>> start Records supplied

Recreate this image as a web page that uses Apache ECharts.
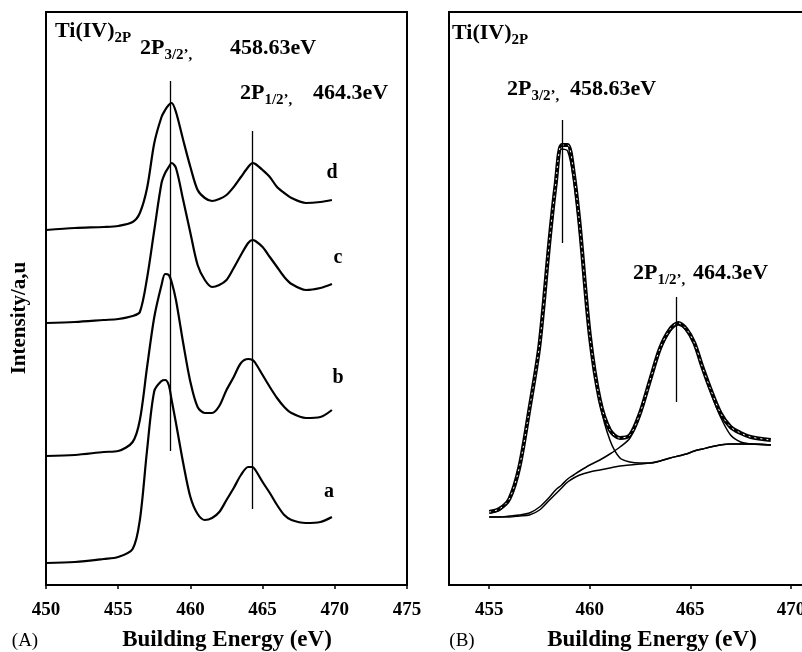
<!DOCTYPE html>
<html>
<head>
<meta charset="utf-8">
<script src="https://cdn.jsdelivr.net/npm/echarts@6/dist/echarts.min.js"></script>
<style>
  html, body { margin: 0; padding: 0; background: #fff; }
  #chart { width: 802px; height: 652px; }
</style>
</head>
<body>
<div id="chart"></div>
<script>
// panel A: four Ti 2p spectra (a-d), intensity in arbitrary units (stacked)
const energyA = [450, 452, 454, 455, 456, 456.5, 457, 457.5, 458, 458.25, 458.5, 458.7, 459, 459.5, 460, 460.5, 461, 461.5, 462, 462.5, 463, 463.5, 464, 464.3, 464.5, 465, 465.5, 466, 466.5, 467, 468, 469, 469.8]
const curveA_a = [22, 23, 26, 28, 36, 65, 135, 194, 204, 205, 200, 185, 162, 122, 88, 71, 65, 67, 73, 85, 97, 110, 118, 118, 115, 103, 92, 80, 70, 65, 62, 63, 68]
const curveA_b = [129, 130, 133, 134, 143, 165, 218, 268, 300, 311, 310, 303, 285, 242, 203, 178, 172, 172, 179, 195, 208, 222, 226, 225, 222, 210, 198, 187, 178, 172, 167, 168, 175]
const curveA_c = [262, 263, 265, 266, 269, 273, 307, 355, 402, 412, 418, 422, 417, 385, 352, 320, 305, 298, 300, 305, 317, 330, 342, 345, 344, 338, 328, 318, 308, 301, 295, 297, 301]
const curveA_d = [355, 357, 358, 359, 363, 372, 397, 442, 468, 475, 480, 482, 473, 445, 418, 395, 387, 384, 386, 390, 398, 408, 418, 422, 421, 415, 408, 398, 392, 387, 382, 383, 385]
const curveNamesA = ['a', 'b', 'c', 'd']
// peak marker lines: [energy, low, high]
const peakLinesA = [[458.63, 134, 504], [464.3, 76, 454]]
const ticksA = [450, 455, 460, 465, 470, 475]

// panel B: curve fit of one spectrum
const energyB = [455, 455.5, 456, 456.5, 457, 457.5, 458, 458.3, 458.6, 458.9, 459.2, 459.5, 460, 460.5, 461, 461.5, 462, 462.5, 463, 463.5, 464, 464.4, 464.8, 465.2, 465.6, 466, 466.5, 467, 467.5, 468, 469]
const measuredB = [73, 76, 86, 118, 176, 240, 345, 400, 440, 440, 412, 360, 250, 185, 155, 147, 150, 172, 205, 237, 256, 262, 256, 242, 218, 196, 172, 158, 152, 148, 145]
const peak32B = [72, 75, 85, 116, 174, 236, 340, 395, 436, 434, 405, 352, 248, 182, 145, 127, 123, 122, 122, 124, 127, 129, 131, 134, 136, 138, 140, 141, 141, 141, 140]
const peak12B = [68, 68, 69, 70, 72, 78, 88, 95, 100, 106, 110, 114, 120, 125, 131, 138, 147, 170, 203, 235, 254, 260, 255, 240, 216, 193, 168, 150, 143, 141, 140]
const backgroundB = [68, 68, 68, 69, 70, 75, 85, 91, 97, 103, 107, 110, 113, 115, 117, 119, 120, 121, 122, 124, 127, 129, 131, 134, 136, 138, 140, 141, 141, 141, 140]
const peakLinesB = [[458.63, 342, 465], [464.3, 183, 288]]
const ticksB = [455, 460, 465, 470]

const serif = '"Liberation Serif", "Times New Roman", serif'

const chart = echarts.init(document.getElementById('chart'))

const pairs = (xs, ys) => xs.map((x, i) => [x, ys[i]])

const markLines = (list) => ({
  symbol: 'none',
  silent: true,
  label: { show: false },
  lineStyle: { color: '#000', width: 1.3, type: 'solid' },
  data: list.map(p => [{ coord: [p[0], p[1]] }, { coord: [p[0], p[2]] }])
})

// rich text with subscripts
const richStyle = {
  m: { fontSize: 22, fontWeight: 'bold', fontFamily: serif, color: '#000', lineHeight: 30, verticalAlign: 'middle' },
  s: { fontSize: 15, fontWeight: 'bold', fontFamily: serif, color: '#000', lineHeight: 30, verticalAlign: 'bottom' }
}
const label = (x, y, text) => ({
  type: 'text',
  left: x,
  top: y,
  style: { text: text, rich: richStyle, fill: '#000' }
})
const plain = (x, y, text, size, weight) => ({
  type: 'text',
  x: x,
  y: y,
  style: {
    text: text,
    fontSize: size,
    fontWeight: weight,
    fontFamily: serif,
    fill: '#000',
    align: 'center',
    verticalAlign: 'middle'
  }
})

const xAxisBase = {
  type: 'value',
  axisLine: { show: true, onZero: false, lineStyle: { color: '#000', width: 2 } },
  axisTick: { show: true, inside: false, length: 4, lineStyle: { color: '#000', width: 1.5 } },
  axisLabel: { color: '#000', fontSize: 19, fontWeight: 'bold', fontFamily: serif, margin: 16 },
  splitLine: { show: false }
}
const yAxisBase = {
  type: 'value',
  min: 0,
  max: 573,
  axisLine: { show: true, lineStyle: { color: '#000', width: 2 } },
  axisTick: { show: false },
  axisLabel: { show: false },
  splitLine: { show: false }
}

const seriesA = [curveA_a, curveA_b, curveA_c, curveA_d].map((vals, i) => ({
  name: curveNamesA[i],
  type: 'line',
  xAxisIndex: 0,
  yAxisIndex: 0,
  data: pairs(energyA, vals),
  smooth: 0.3,
  showSymbol: false,
  lineStyle: { color: '#000', width: 2.2 },
  markLine: i === 0 ? markLines(peakLinesA) : undefined,
  z: 3
}))

const lineB = (name, vals, width, extra) => Object.assign({
  name: name,
  type: 'line',
  xAxisIndex: 1,
  yAxisIndex: 1,
  data: pairs(energyB, vals),
  smooth: 0.3,
  showSymbol: false,
  lineStyle: { color: '#000', width: width }
}, extra || {})

const seriesB = [
  lineB('background', backgroundB, 1.5),
  lineB('2P3/2', peak32B, 1.5),
  lineB('2P1/2', peak12B, 1.5),
  lineB('measured', measuredB, 4, { markLine: markLines(peakLinesB) }),
  lineB('fit', measuredB, 1, { lineStyle: { color: '#fff', width: 1, type: [2, 4] }, z: 4 })
]

chart.setOption({
  backgroundColor: '#fff',
  animation: false,
  grid: [
    { left: 46, top: 12, width: 361, height: 573, outerBoundsMode: 'none', containLabel: false, show: true, borderColor: '#000', borderWidth: 2, backgroundColor: 'transparent' },
    { left: 449, top: 12, width: 362, height: 573, outerBoundsMode: 'none', containLabel: false, show: true, borderColor: '#000', borderWidth: 2, backgroundColor: 'transparent' }
  ],
  xAxis: [
    Object.assign({}, xAxisBase, { gridIndex: 0, min: 450, max: 475, interval: 5 }),
    Object.assign({}, xAxisBase, {
      gridIndex: 1, min: 453, max: 471,
      axisTick: Object.assign({}, xAxisBase.axisTick, { customValues: ticksB }),
      axisLabel: Object.assign({}, xAxisBase.axisLabel, { customValues: ticksB })
    })
  ],
  yAxis: [
    Object.assign({}, yAxisBase, { gridIndex: 0 }),
    Object.assign({}, yAxisBase, { gridIndex: 1 })
  ],
  series: seriesA.concat(seriesB),
  graphic: [
    // panel A texts
    label(55, 20, '{m|Ti(IV)}{s|2P}'),
    label(140, 37, '{m|2P}{s|3/2’,}'),
    label(230, 37, '{m|458.63eV}'),
    label(240, 82, '{m|2P}{s|1/2’,}'),
    label(313, 82, '{m|464.3eV}'),
    plain(332, 173, 'd', 20, 'bold'),
    plain(338, 258, 'c', 20, 'bold'),
    plain(338, 378, 'b', 20, 'bold'),
    plain(329, 492, 'a', 20, 'bold'),
    Object.assign(plain(20, 318, 'Intensity/a,u', 21, 'bold'), { rotation: Math.PI / 2 }),
    plain(25, 641, '(A)', 19, 'normal'),
    plain(227, 640, 'Building Energy (eV)', 23, 'bold'),
    // panel B texts
    label(452, 22, '{m|Ti(IV)}{s|2P}'),
    label(507, 78, '{m|2P}{s|3/2’,}'),
    label(570, 78, '{m|458.63eV}'),
    label(633, 262, '{m|2P}{s|1/2’,}'),
    label(693, 262, '{m|464.3eV}'),
    plain(462, 641, '(B)', 19, 'normal'),
    plain(652, 640, 'Building Energy (eV)', 23, 'bold')
  ]
})
</script>
</body>
</html>
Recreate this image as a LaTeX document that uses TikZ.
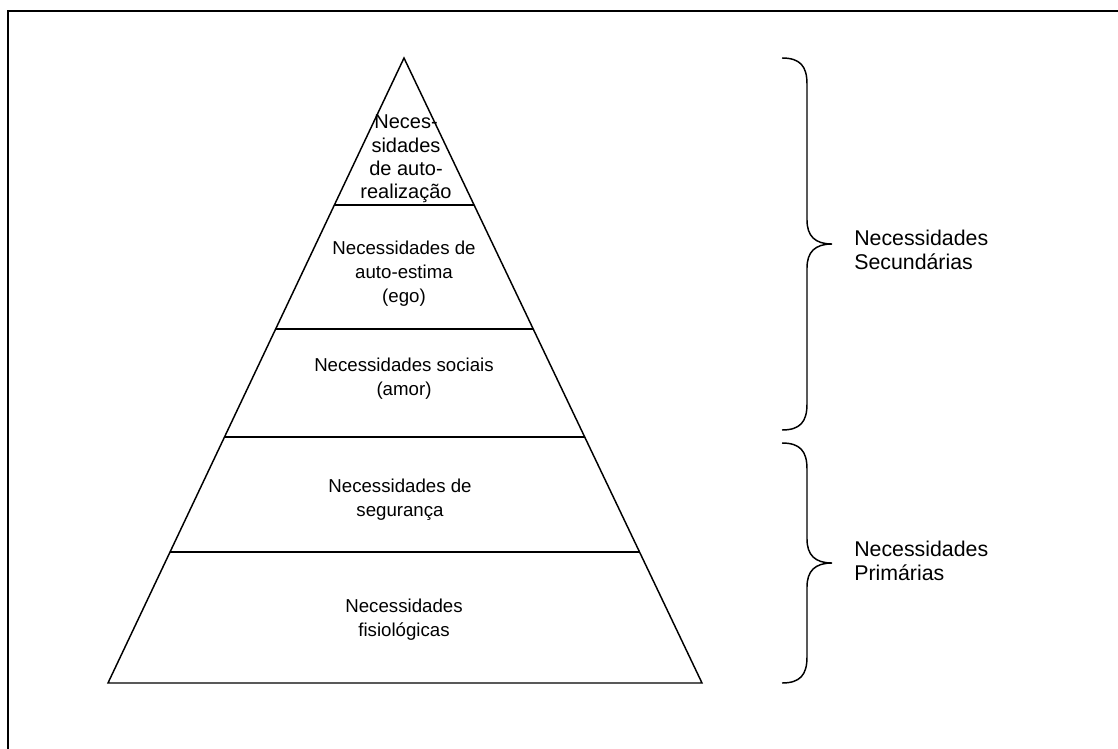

>> end Records supplied

Say how many lines in the listing above include "Recreate". Give nothing but the number.

2